The jury may be out on whether Messrs. Abe and Kuroda will succeed in cajoling the Japanese economy from its decades-long funk but the cash is betting they will. Domestic and foreign investors have stampeded for Tokyo equities, and Morgan Stanley has been crunching the numbers.
Since 2005, Japanese investors built up a 14 trillion yen (over $140 billion) portfolio of foreign equities. But between January-March 2013, they offloaded a third of this — about $39 billion. Going back to July 2012 when they first started bringing cash home, the Japanese have sold $53 billion in foreign equities, or 36 percent of equity holdings.
If one were to include all foreign portfolio investments, they sold a net $74 billion worth of assets in the first three months of 2013. Morgan Stanley says this is the the most since 2005. You can see their graphic below (click on it for a bigger version).

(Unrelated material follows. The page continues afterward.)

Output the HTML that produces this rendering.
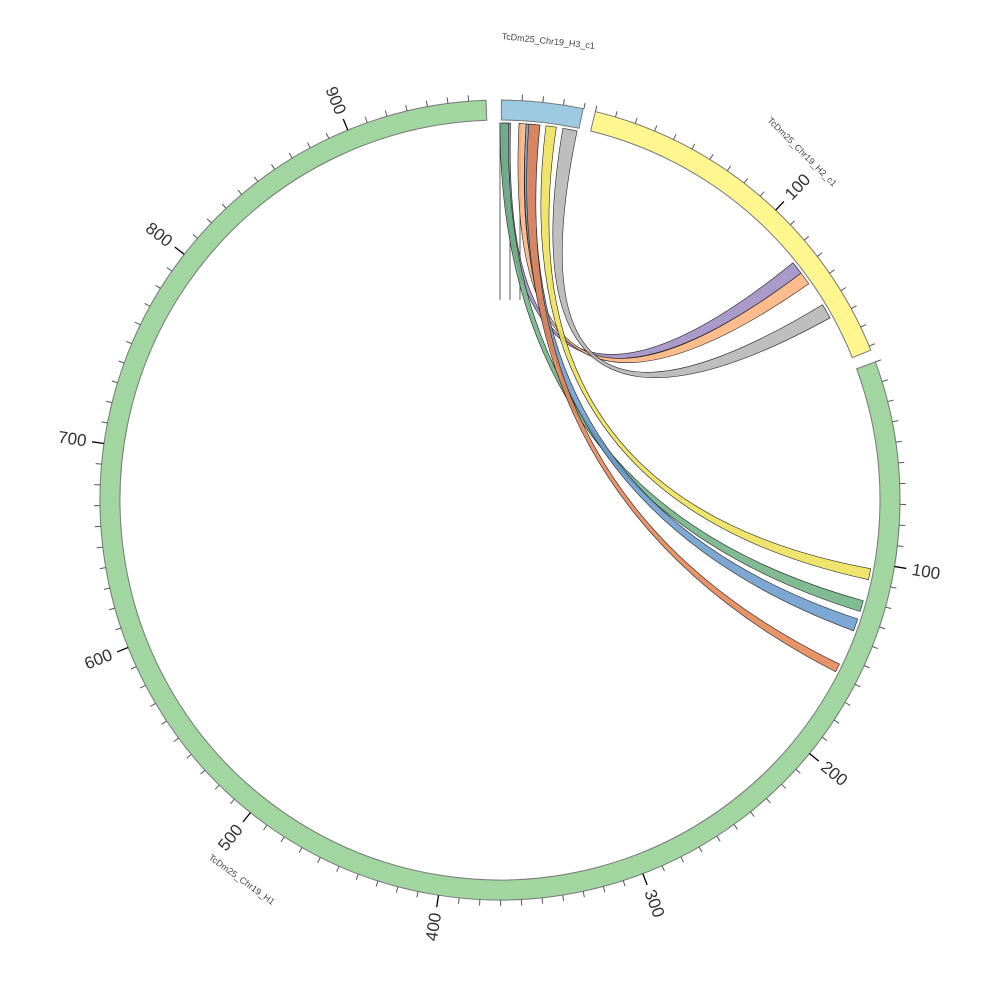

Not surprising then that the Nikkei has been on a roll with returns of 34 percent this year. Aside from the Japanese money, foreign cash has also flooded in — foreigners have bought $23 billion worth of Japanese equities in the first two months of 2013, according to Japanese government data. Broadly, that is a 7 percent rise in cumulative holdings. Asian investors’ holdings alone have jumped 26 percent.
So what now? Morgan Stanley’s survey of Japanese funds revealed that most had higher allocations to local equities than usual. While only around 5 percent said they would increase their weighting, half of those surveyed intended to keep the current position.